For business or workplace buyers, pantry shopping often centres on tea, coffee, sugar, biscuits, long-life milk, bottled drinks and cleaning basics. In that case, consistency matters as much as price. Running out creates hassle, so regular repeat ordering can be the smarter option.

Making online pantry shopping easier over time

The first order usually takes the longest because you are deciding what your household needs. After that, the process gets quicker if you pay attention to what worked.

Notice which items lasted well, which ran out too fast, and which sat untouched. If a product turned out to be poor value, swap it next time. If a certain pack size fitted your routine well, keep it on your repeat list.
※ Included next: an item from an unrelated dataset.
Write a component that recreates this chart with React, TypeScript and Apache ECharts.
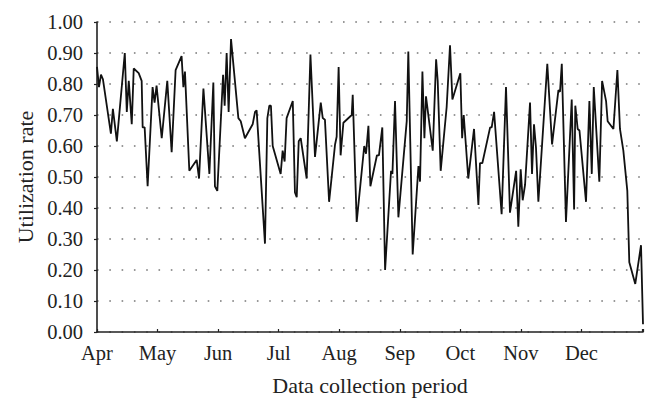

This is where a broad online marketplace can be especially helpful. Being able to shop pantry goods alongside household essentials, baby products, health items and other routine needs makes regular ordering simpler and often more economical. For budget-focused homes, that joined-up approach saves more than just money. It saves effort.

Honesty Sales is built around that kind of practical shopping - low prices, everyday essentials and the reassurance of customer-friendly policies that make routine buying feel more straightforward.

Common mistakes to avoid

The biggest mistakes are usually simple ones: shopping while hungry, guessing what is in the cupboard, ignoring pack size, and treating every deal as a saving. Another common problem is buying too many convenience items and too few true staples. A pantry should support daily meals first, then snacks and extras.

It also helps to be realistic about storage. If your kitchen space is limited, buying in bulk can create clutter rather than value. The best pantry order is one your household can store, use and repeat without stress.

A well-planned cupboard does not need to be fancy or perfectly organised. It just needs to make everyday life easier. If your next order helps you cover breakfasts, quick lunches, simple dinners and the usual household basics without stretching the budget, that is a good result - and a much calmer way to shop.